_Exercise task_
Below are entries. Give back exactly the lines from the one containing "Rebuild this chart" through the one containing "const levelEnd = [1.05, 2.7, 4.45]", inclusive, without the pictures.

_Extracted records_
>>>>
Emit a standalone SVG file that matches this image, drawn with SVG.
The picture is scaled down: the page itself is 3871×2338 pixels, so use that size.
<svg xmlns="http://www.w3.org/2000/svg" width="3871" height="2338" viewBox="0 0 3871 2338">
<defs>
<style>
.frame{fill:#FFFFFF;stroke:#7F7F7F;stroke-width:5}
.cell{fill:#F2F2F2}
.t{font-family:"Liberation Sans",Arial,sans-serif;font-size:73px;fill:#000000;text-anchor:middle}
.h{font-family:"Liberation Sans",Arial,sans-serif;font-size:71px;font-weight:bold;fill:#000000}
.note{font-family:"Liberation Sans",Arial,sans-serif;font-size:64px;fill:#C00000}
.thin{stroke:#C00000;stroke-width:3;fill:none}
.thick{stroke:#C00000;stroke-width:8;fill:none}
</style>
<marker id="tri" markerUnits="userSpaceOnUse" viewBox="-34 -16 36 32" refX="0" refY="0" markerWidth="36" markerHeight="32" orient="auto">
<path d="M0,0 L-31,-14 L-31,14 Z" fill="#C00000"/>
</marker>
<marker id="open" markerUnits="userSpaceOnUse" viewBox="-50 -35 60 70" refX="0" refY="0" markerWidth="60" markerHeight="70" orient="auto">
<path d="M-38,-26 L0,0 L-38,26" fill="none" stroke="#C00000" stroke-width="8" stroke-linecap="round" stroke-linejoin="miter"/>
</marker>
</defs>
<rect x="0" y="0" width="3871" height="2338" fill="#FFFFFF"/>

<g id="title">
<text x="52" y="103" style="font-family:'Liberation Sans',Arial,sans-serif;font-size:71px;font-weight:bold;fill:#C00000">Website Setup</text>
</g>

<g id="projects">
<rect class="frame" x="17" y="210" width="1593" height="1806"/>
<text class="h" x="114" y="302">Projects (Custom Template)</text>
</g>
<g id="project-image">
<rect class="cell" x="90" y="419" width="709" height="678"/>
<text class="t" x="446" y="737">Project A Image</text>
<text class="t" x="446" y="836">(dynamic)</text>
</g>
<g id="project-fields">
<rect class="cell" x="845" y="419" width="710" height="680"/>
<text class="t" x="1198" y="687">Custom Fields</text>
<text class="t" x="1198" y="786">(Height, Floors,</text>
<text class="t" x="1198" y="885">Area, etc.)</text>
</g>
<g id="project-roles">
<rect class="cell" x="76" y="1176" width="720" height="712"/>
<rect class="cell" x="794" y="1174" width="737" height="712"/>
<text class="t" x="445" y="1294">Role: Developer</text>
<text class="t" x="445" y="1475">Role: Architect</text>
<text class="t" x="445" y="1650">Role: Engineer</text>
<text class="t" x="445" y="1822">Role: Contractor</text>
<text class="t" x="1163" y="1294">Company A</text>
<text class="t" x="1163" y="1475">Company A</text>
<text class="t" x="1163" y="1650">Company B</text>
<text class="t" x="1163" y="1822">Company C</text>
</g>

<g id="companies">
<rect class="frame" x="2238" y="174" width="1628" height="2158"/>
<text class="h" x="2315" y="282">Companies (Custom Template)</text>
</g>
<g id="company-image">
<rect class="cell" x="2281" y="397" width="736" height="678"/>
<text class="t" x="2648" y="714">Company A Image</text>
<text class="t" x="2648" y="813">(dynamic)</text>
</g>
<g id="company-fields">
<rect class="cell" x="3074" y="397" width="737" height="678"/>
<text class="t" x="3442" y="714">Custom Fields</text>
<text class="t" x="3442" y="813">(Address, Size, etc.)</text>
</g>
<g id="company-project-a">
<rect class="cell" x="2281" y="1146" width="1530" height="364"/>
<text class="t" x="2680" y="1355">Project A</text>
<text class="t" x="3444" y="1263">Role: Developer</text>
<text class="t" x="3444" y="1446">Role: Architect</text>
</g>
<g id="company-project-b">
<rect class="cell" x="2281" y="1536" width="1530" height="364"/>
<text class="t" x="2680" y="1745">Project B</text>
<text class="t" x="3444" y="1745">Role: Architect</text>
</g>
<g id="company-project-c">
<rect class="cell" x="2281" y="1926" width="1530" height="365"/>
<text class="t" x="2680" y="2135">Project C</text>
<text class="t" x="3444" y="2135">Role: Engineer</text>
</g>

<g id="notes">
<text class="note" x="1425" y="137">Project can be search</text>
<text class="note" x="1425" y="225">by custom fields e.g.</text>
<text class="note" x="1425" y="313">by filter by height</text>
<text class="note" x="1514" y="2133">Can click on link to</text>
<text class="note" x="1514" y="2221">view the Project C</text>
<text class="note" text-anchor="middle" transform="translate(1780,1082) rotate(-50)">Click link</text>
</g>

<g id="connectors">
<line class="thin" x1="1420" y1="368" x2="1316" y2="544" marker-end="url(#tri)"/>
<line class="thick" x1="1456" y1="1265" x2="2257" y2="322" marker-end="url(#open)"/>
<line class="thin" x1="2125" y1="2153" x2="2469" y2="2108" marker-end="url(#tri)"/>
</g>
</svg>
<<<<
>>>>
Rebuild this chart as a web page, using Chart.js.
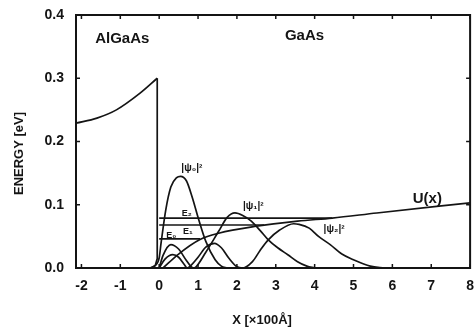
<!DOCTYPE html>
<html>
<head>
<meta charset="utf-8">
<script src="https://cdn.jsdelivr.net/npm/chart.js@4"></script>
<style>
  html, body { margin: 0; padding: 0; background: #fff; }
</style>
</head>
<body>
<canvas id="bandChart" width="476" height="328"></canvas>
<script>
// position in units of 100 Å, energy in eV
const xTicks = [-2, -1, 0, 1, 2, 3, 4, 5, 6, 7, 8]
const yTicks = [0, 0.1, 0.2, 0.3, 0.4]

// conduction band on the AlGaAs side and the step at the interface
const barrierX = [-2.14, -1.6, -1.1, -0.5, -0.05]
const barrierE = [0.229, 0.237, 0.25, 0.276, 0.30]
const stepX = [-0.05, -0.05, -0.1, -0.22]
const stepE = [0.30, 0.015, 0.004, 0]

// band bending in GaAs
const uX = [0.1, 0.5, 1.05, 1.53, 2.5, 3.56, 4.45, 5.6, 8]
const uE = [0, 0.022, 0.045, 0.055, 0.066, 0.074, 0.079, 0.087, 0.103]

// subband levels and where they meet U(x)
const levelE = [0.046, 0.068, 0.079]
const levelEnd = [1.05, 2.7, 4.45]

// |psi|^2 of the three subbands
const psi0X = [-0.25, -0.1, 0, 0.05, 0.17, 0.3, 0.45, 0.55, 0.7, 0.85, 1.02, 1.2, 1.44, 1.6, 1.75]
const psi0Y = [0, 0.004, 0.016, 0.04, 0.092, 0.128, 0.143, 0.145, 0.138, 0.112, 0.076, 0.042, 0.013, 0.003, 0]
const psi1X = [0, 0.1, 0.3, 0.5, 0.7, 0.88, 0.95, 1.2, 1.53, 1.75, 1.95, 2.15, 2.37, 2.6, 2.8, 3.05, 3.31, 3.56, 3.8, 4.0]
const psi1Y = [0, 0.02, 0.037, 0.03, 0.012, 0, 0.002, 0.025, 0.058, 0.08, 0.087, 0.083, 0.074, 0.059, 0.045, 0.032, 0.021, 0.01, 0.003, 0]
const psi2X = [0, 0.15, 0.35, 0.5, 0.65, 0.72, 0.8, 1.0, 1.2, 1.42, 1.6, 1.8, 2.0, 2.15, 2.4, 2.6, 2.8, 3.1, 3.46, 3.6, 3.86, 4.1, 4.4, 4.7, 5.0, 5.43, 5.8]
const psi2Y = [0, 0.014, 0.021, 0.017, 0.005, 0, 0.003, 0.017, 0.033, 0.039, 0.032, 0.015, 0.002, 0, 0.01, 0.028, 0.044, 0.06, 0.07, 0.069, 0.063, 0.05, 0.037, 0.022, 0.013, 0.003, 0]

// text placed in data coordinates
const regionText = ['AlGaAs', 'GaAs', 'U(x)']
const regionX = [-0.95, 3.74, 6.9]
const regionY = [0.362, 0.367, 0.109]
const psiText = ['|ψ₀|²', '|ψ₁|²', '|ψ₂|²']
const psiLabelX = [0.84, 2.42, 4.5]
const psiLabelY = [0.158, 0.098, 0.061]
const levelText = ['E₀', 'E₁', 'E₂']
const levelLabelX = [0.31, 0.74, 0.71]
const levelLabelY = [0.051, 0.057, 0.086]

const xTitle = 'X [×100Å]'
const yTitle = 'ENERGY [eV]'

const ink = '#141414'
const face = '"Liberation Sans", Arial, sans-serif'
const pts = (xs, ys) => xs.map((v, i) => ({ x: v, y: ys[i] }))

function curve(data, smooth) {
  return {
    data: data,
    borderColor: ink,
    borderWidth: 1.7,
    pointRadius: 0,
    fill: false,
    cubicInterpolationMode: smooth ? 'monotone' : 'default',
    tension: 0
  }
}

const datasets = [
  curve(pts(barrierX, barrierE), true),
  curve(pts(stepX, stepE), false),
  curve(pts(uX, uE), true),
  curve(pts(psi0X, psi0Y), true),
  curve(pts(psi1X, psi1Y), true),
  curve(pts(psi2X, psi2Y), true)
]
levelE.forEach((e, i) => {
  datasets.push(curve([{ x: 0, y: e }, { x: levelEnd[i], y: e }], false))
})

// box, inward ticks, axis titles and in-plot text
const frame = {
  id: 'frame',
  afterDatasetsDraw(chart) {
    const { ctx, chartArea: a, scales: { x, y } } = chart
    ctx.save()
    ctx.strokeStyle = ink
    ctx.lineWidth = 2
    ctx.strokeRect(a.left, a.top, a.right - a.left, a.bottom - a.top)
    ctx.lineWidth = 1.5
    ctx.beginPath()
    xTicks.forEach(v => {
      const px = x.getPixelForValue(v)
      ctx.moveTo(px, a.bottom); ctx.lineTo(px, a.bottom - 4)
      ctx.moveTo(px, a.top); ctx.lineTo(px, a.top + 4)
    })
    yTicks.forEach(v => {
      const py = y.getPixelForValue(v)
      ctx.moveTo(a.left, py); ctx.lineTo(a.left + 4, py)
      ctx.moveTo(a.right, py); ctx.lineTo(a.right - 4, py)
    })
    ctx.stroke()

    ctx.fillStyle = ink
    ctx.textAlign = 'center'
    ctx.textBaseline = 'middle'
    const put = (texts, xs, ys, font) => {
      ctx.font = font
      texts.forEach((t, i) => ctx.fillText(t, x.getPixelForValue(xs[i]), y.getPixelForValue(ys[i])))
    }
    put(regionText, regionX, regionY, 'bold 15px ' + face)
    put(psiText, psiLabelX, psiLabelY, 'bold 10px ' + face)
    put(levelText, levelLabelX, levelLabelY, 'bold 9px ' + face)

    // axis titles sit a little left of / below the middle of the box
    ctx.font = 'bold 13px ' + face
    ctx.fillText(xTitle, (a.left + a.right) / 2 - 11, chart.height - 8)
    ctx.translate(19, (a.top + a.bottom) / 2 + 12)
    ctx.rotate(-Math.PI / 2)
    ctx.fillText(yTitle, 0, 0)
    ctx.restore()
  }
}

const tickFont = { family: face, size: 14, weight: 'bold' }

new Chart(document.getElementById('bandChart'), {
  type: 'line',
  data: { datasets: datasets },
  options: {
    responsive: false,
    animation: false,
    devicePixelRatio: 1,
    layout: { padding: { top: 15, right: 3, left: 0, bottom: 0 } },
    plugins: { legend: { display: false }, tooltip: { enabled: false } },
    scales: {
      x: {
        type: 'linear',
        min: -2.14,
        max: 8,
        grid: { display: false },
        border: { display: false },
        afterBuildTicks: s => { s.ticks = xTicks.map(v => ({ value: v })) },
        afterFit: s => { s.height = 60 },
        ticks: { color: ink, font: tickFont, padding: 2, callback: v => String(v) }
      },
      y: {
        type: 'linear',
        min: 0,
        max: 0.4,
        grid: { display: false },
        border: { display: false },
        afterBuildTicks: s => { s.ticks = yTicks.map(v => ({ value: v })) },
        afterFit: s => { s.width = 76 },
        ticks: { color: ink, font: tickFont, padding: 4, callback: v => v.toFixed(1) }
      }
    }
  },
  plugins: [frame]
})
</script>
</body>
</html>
<<<<
_Full output_
Rebuild this chart as a web page, using Chart.js.
<!DOCTYPE html>
<html>
<head>
<meta charset="utf-8">
<script src="https://cdn.jsdelivr.net/npm/chart.js@4"></script>
<style>
  html, body { margin: 0; padding: 0; background: #fff; }
</style>
</head>
<body>
<canvas id="bandChart" width="476" height="328"></canvas>
<script>
// position in units of 100 Å, energy in eV
const xTicks = [-2, -1, 0, 1, 2, 3, 4, 5, 6, 7, 8]
const yTicks = [0, 0.1, 0.2, 0.3, 0.4]

// conduction band on the AlGaAs side and the step at the interface
const barrierX = [-2.14, -1.6, -1.1, -0.5, -0.05]
const barrierE = [0.229, 0.237, 0.25, 0.276, 0.30]
const stepX = [-0.05, -0.05, -0.1, -0.22]
const stepE = [0.30, 0.015, 0.004, 0]

// band bending in GaAs
const uX = [0.1, 0.5, 1.05, 1.53, 2.5, 3.56, 4.45, 5.6, 8]
const uE = [0, 0.022, 0.045, 0.055, 0.066, 0.074, 0.079, 0.087, 0.103]

// subband levels and where they meet U(x)
const levelE = [0.046, 0.068, 0.079]
const levelEnd = [1.05, 2.7, 4.45]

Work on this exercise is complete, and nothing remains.